I came across a question in an exercise booklet for Mathematic Olympiad for primary school students in Australia. The question is described as follows:
Let A be a 2018-digit number which is divisible by 9. Let B be the sum of all digits of A and C be the sum of all digits of B Find the sum of all possible values of C.
I could put the above question into algebraic formulae, but I still couldn't work out the solution. I find it hard to tackle the different possibilities of the number C. Can anyone please help solve this problem? Thank you very much.
Best Answer
First say if $A = 999 \cdots 999$, then $B = 2018 \cdot 9 = 18162$. And this $B$ has the max value possible given $A$ only has $2018$ digits and is divisible by $9$.
Notice if $B$ has $5$ digits, then $C$ at most can only be $35$ (e.g. $B = 17999 \Leftarrow A$ has $1999$ digits of $9$, $1$ digit of $8$ and $18$ digits of $0$), but not $36$ (e.g. $B = 18999$).
Next if $B$ has $4$ digits, then max of $B = 9999$ is possible when $A$ has $1111$ digits of $9$, other digits $0$, so $C = 36$. Quite clearly $37$ or above is impossible if we further reduce the value of $B$.

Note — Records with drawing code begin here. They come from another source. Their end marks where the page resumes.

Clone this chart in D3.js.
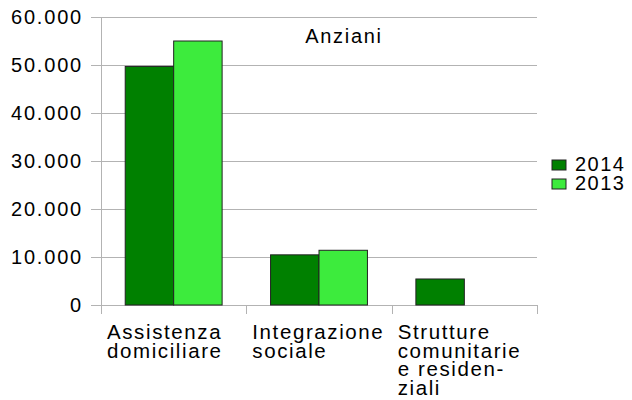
<!DOCTYPE html>
<html>
<head>
<meta charset="utf-8">
<script src="https://cdn.jsdelivr.net/npm/d3@7"></script>
<style>
  body { margin: 0; background: #fff; }
  text { font-family: "Liberation Sans", Arial, sans-serif; fill: #000; }
</style>
</head>
<body>
<script>
// data
const categories = [
    ["Assistenza", "domiciliare"],
    ["Integrazione", "sociale"],
    ["Strutture", "comunitarie", "e residen-", "ziali"]
];
const years = ["2014", "2013"];
const values2014 = [49700, 10450, 5420];
const values2013 = [55000, 11400, null];
const yTicks = [0, 10000, 20000, 30000, 40000, 50000, 60000];
const colors = ["#008000", "#3deb3d"];

const W = 632, H = 400;
const svg = d3.select("body").append("svg")
    .attr("width", W).attr("height", H);

const plotLeft = 101, plotRight = 537, plotTop = 17, plotBottom = 305;

const x = d3.scaleBand().domain(d3.range(categories.length)).range([plotLeft, plotRight]);
const xs = d3.scaleBand().domain(years).range([0, x.bandwidth()]).paddingOuter(0.5);
const y = d3.scaleLinear().domain([0, 60000]).range([plotBottom, plotTop]);

const fmt = d => d3.format(",")(d).replace(/,/g, ".");

// gridlines
svg.append("g").selectAll("line").data(yTicks).enter().append("line")
    .attr("x1", plotLeft - 10).attr("x2", plotRight)
    .attr("y1", d => y(d) + 0.5).attr("y2", d => y(d) + 0.5)
    .attr("stroke", "#b3b3b3").attr("stroke-width", 1);

// y axis line
svg.append("line").attr("x1", plotLeft + 0.5).attr("x2", plotLeft + 0.5)
    .attr("y1", plotTop).attr("y2", plotBottom + 9)
    .attr("stroke", "#b3b3b3");

// category ticks
svg.append("g").selectAll("line").data(d3.range(categories.length + 1)).enter().append("line")
    .attr("x1", i => Math.round(plotLeft + i * x.step()) + 0.5)
    .attr("x2", i => Math.round(plotLeft + i * x.step()) + 0.5)
    .attr("y1", plotBottom).attr("y2", plotBottom + 9)
    .attr("stroke", "#b3b3b3");

// y labels
svg.append("g").selectAll("text").data(yTicks).enter().append("text")
    .attr("x", 83).attr("y", d => y(d) + 7)
    .attr("text-anchor", "end")
    .style("font-size", "20px").style("letter-spacing", "1.8px")
    .text(fmt);

// bars
const series = [values2014, values2013];
series.forEach((vals, si) => {
    svg.append("g").selectAll("rect")
        .data(vals.map((v, i) => ({ v: v, i: i })).filter(d => d.v != null))
        .enter().append("rect")
        .attr("x", d => x(d.i) + xs(years[si]))
        .attr("width", xs.bandwidth())
        .attr("y", d => y(d.v))
        .attr("height", d => plotBottom - y(d.v))
        .attr("fill", colors[si])
        .attr("stroke", "#222").attr("stroke-width", 1);
});

// category labels
categories.forEach((lines, i) => {
    const t = svg.append("text")
        .attr("x", x(i) + 6).attr("y", 339)
        .style("font-size", "20.5px").style("letter-spacing", "1.6px");
    lines.forEach((l, k) => {
        t.append("tspan").attr("x", x(i) + 6).attr("dy", k === 0 ? 0 : 18.7).text(l);
    });
});

// title
svg.append("text").attr("x", 344).attr("y", 43)
    .attr("text-anchor", "middle")
    .style("font-size", "20px").style("letter-spacing", "1.7px")
    .text("Anziani");

// legend
const lg = svg.append("g").selectAll("g").data(years).enter().append("g")
    .attr("transform", (d, i) => `translate(552, ${160 + i * 19})`);
lg.append("rect").attr("width", 14).attr("height", 10)
    .attr("fill", (d, i) => colors[i]).attr("stroke", "#222");
lg.append("text").attr("x", 23).attr("y", 11)
    .style("font-size", "20px").style("letter-spacing", "1.5px")
    .text(d => d);
</script>
</body>
</html>
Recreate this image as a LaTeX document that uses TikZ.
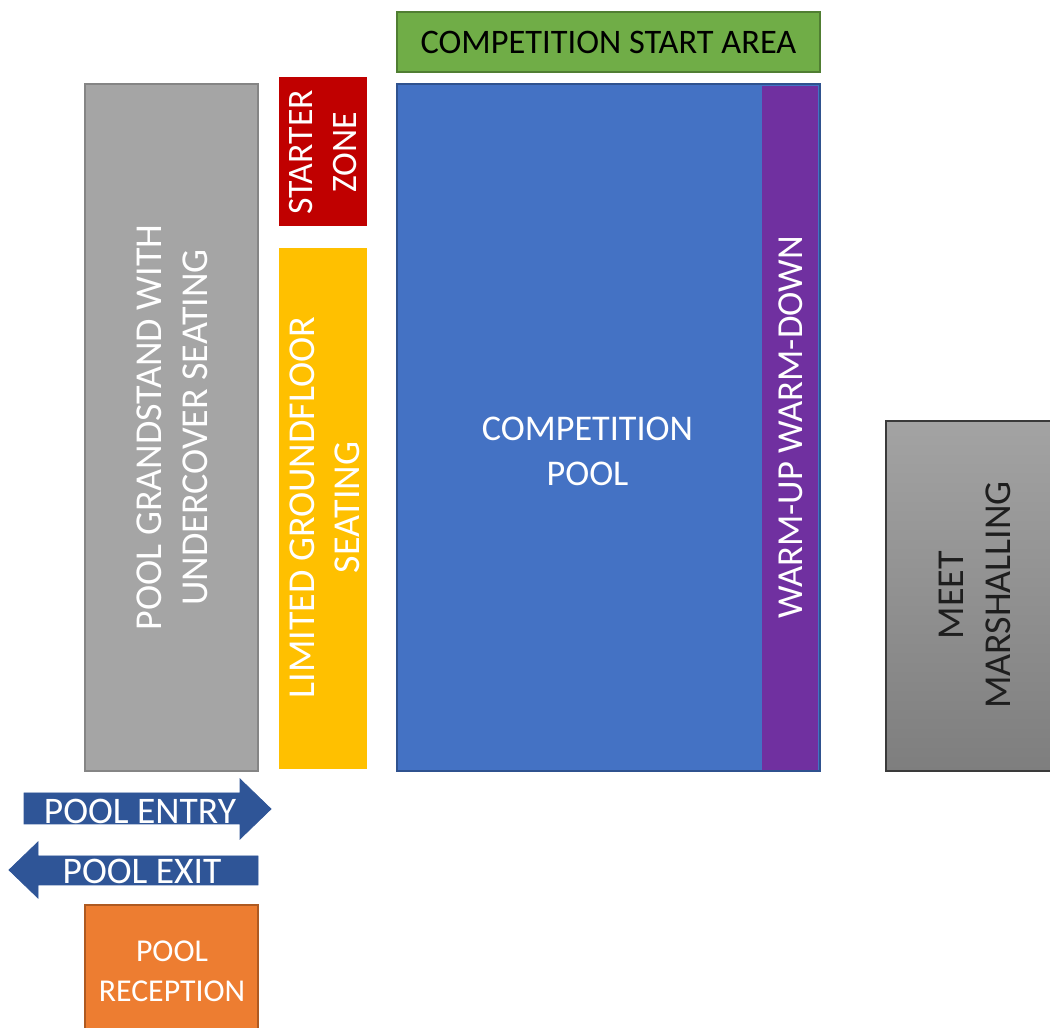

Also for $A$ to be a $2018$ digit no., $\min B = 9$ $(e.g. A = 10,000, \cdots ,008) \Rightarrow \min C = 9$.
Thus $C$ ranges from $9$ to $36$. The required sum is $45 \cdot 14 = 630$.
[Edit: I missed the fact that divisible by $9$ $\Leftrightarrow$ sum of digits must be multiples of $9$. Hence the required sum should be smaller than from $1$ to $36$.]